** START **

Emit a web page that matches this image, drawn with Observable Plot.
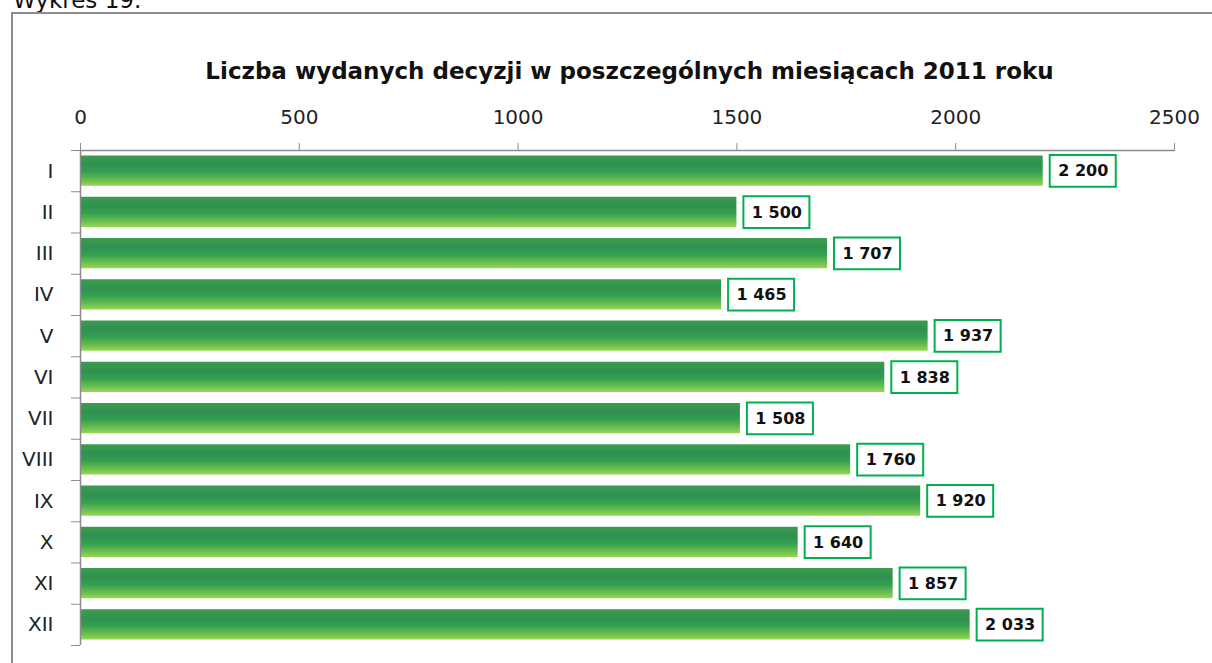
<!DOCTYPE html>
<html>
<head>
<meta charset="utf-8">
<script src="https://cdn.jsdelivr.net/npm/d3@7"></script>
<script src="https://cdn.jsdelivr.net/npm/@observablehq/plot@0.6"></script>
<style>
  html, body { margin: 0; padding: 0; background: #fff; overflow: hidden; }
  body { width: 1212px; height: 663px; position: relative; font-family: "DejaVu Sans", Verdana, sans-serif; }
  #caption { position: absolute; left: 13px; top: -11px; font-size: 23px; line-height: 23px; color: #111; white-space: nowrap; }
  #frame { position: absolute; left: 11px; top: 12px; width: 1300px; height: 800px; border-left: 2px solid #8c8c8c; border-top: 2px solid #8c8c8c; }
  #title { position: absolute; left: 0; width: 1259px; top: 57px; text-align: center; font-size: 23px; font-weight: bold; color: #111; white-space: nowrap; line-height: 28px; }
  #chart { position: absolute; left: 0; top: 0; }
</style>
</head>
<body>
<div id="caption">Wykres 19.</div>
<div id="frame"></div>
<div id="title">Liczba wydanych decyzji w poszczególnych miesiącach 2011 roku</div>
<div id="chart"></div>
<script>
const months = ["I", "II", "III", "IV", "V", "VI", "VII", "VIII", "IX", "X", "XI", "XII"];
const values = [2200, 1500, 1707, 1465, 1937, 1838, 1508, 1760, 1920, 1640, 1857, 2033];
const xTicks = [0, 500, 1000, 1500, 2000, 2500];

const data = months.map((m, i) => ({month: m, value: values[i], i}));
const fmt = d3.formatLocale({thousands: "\u00a0", grouping: [3], decimal: ","}).format(",");
const BAR = "#2f9553";

const plot = Plot.plot({
  width: 1212,
  height: 663,
  marginLeft: 80,
  marginRight: 38,
  marginTop: 150,
  marginBottom: 18,
  style: {background: "transparent", fontFamily: "DejaVu Sans, Verdana, sans-serif", color: "#222"},
  x: {domain: [0, 2500], label: null},
  y: {domain: [0, 12], reverse: true, label: null},
  marks: [
    Plot.rectX(data, {x1: 0, x2: "value", y1: "i", y2: d => d.i + 1, insetTop: 5.5, insetBottom: 5.5, fill: BAR}),
    Plot.rectX(data, {x1: "value", x2: "value", y1: "i", y2: d => d.i + 1, insetTop: 5, insetBottom: 4.5, insetLeft: 7, insetRight: -73, fill: "white", stroke: "#00b050", strokeWidth: 2}),
    Plot.text(data, {x: "value", y: d => d.i + 0.5, text: d => fmt(d.value), dx: 40, fontSize: 16, fontWeight: "bold", fill: "#111"}),
    Plot.ruleY([0], {stroke: "#8c8c8c", strokeWidth: 1.5}),
    Plot.ruleX([0], {stroke: "#8c8c8c", strokeWidth: 1.5}),
    Plot.axisX({anchor: "top", label: null, ticks: xTicks, tickSize: 8, tickPadding: 19, fontSize: 20, stroke: "#8c8c8c", fill: "#222", tickFormat: d => String(d)}),
    Plot.axisY({anchor: "left", label: null, ticks: d3.range(13), tickSize: 9, tickFormat: () => "", stroke: "#8c8c8c"}),
    Plot.axisY({anchor: "left", label: null, ticks: data.map(d => d.i + 0.5), tickSize: 0, tickPadding: 27, fontSize: 20, fill: "#222", tickFormat: v => months[Math.floor(v)]})
  ]
});

const ns = "http://www.w3.org/2000/svg";
const defs = document.createElementNS(ns, "defs");
const grad = document.createElementNS(ns, "linearGradient");
grad.setAttribute("id", "barGrad");
grad.setAttribute("x1", "0"); grad.setAttribute("y1", "0");
grad.setAttribute("x2", "0"); grad.setAttribute("y2", "1");
[[0, "#3c9c4f"], [0.3, "#2e9150"], [0.55, "#34a04f"], [0.82, "#6cbf4f"], [1, "#98d755"]].forEach(([o, c]) => {
  const s = document.createElementNS(ns, "stop");
  s.setAttribute("offset", o);
  s.setAttribute("stop-color", c);
  grad.appendChild(s);
});
defs.appendChild(grad);
plot.insertBefore(defs, plot.firstChild);
plot.querySelectorAll(`[fill="${BAR}"]`).forEach(el => el.setAttribute("fill", "url(#barGrad)"));

document.getElementById("chart").appendChild(plot);
</script>
</body>
</html>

** END **

SET TASK
Copy the listing over exactly, skipping the pictures it holds.

EXERCISE OUTPUT
Emit a web page that matches this image, drawn with Observable Plot.
<!DOCTYPE html>
<html>
<head>
<meta charset="utf-8">
<script src="https://cdn.jsdelivr.net/npm/d3@7"></script>
<script src="https://cdn.jsdelivr.net/npm/@observablehq/plot@0.6"></script>
<style>
  html, body { margin: 0; padding: 0; background: #fff; overflow: hidden; }
  body { width: 1212px; height: 663px; position: relative; font-family: "DejaVu Sans", Verdana, sans-serif; }
  #caption { position: absolute; left: 13px; top: -11px; font-size: 23px; line-height: 23px; color: #111; white-space: nowrap; }
  #frame { position: absolute; left: 11px; top: 12px; width: 1300px; height: 800px; border-left: 2px solid #8c8c8c; border-top: 2px solid #8c8c8c; }
  #title { position: absolute; left: 0; width: 1259px; top: 57px; text-align: center; font-size: 23px; font-weight: bold; color: #111; white-space: nowrap; line-height: 28px; }
  #chart { position: absolute; left: 0; top: 0; }
</style>
</head>
<body>
<div id="caption">Wykres 19.</div>
<div id="frame"></div>
<div id="title">Liczba wydanych decyzji w poszczególnych miesiącach 2011 roku</div>
<div id="chart"></div>
<script>
const months = ["I", "II", "III", "IV", "V", "VI", "VII", "VIII", "IX", "X", "XI", "XII"];
const values = [2200, 1500, 1707, 1465, 1937, 1838, 1508, 1760, 1920, 1640, 1857, 2033];
const xTicks = [0, 500, 1000, 1500, 2000, 2500];

const data = months.map((m, i) => ({month: m, value: values[i], i}));
const fmt = d3.formatLocale({thousands: "\u00a0", grouping: [3], decimal: ","}).format(",");
const BAR = "#2f9553";

const plot = Plot.plot({
  width: 1212,
  height: 663,
  marginLeft: 80,
  marginRight: 38,
  marginTop: 150,
  marginBottom: 18,
  style: {background: "transparent", fontFamily: "DejaVu Sans, Verdana, sans-serif", color: "#222"},
  x: {domain: [0, 2500], label: null},
  y: {domain: [0, 12], reverse: true, label: null},
  marks: [
    Plot.rectX(data, {x1: 0, x2: "value", y1: "i", y2: d => d.i + 1, insetTop: 5.5, insetBottom: 5.5, fill: BAR}),
    Plot.rectX(data, {x1: "value", x2: "value", y1: "i", y2: d => d.i + 1, insetTop: 5, insetBottom: 4.5, insetLeft: 7, insetRight: -73, fill: "white", stroke: "#00b050", strokeWidth: 2}),
    Plot.text(data, {x: "value", y: d => d.i + 0.5, text: d => fmt(d.value), dx: 40, fontSize: 16, fontWeight: "bold", fill: "#111"}),
    Plot.ruleY([0], {stroke: "#8c8c8c", strokeWidth: 1.5}),
    Plot.ruleX([0], {stroke: "#8c8c8c", strokeWidth: 1.5}),
    Plot.axisX({anchor: "top", label: null, ticks: xTicks, tickSize: 8, tickPadding: 19, fontSize: 20, stroke: "#8c8c8c", fill: "#222", tickFormat: d => String(d)}),
    Plot.axisY({anchor: "left", label: null, ticks: d3.range(13), tickSize: 9, tickFormat: () => "", stroke: "#8c8c8c"}),
    Plot.axisY({anchor: "left", label: null, ticks: data.map(d => d.i + 0.5), tickSize: 0, tickPadding: 27, fontSize: 20, fill: "#222", tickFormat: v => months[Math.floor(v)]})
  ]
});

const ns = "http://www.w3.org/2000/svg";
const defs = document.createElementNS(ns, "defs");
const grad = document.createElementNS(ns, "linearGradient");
grad.setAttribute("id", "barGrad");
grad.setAttribute("x1", "0"); grad.setAttribute("y1", "0");
grad.setAttribute("x2", "0"); grad.setAttribute("y2", "1");
[[0, "#3c9c4f"], [0.3, "#2e9150"], [0.55, "#34a04f"], [0.82, "#6cbf4f"], [1, "#98d755"]].forEach(([o, c]) => {
  const s = document.createElementNS(ns, "stop");
  s.setAttribute("offset", o);
  s.setAttribute("stop-color", c);
  grad.appendChild(s);
});
defs.appendChild(grad);
plot.insertBefore(defs, plot.firstChild);
plot.querySelectorAll(`[fill="${BAR}"]`).forEach(el => el.setAttribute("fill", "url(#barGrad)"));

document.getElementById("chart").appendChild(plot);
</script>
</body>
</html>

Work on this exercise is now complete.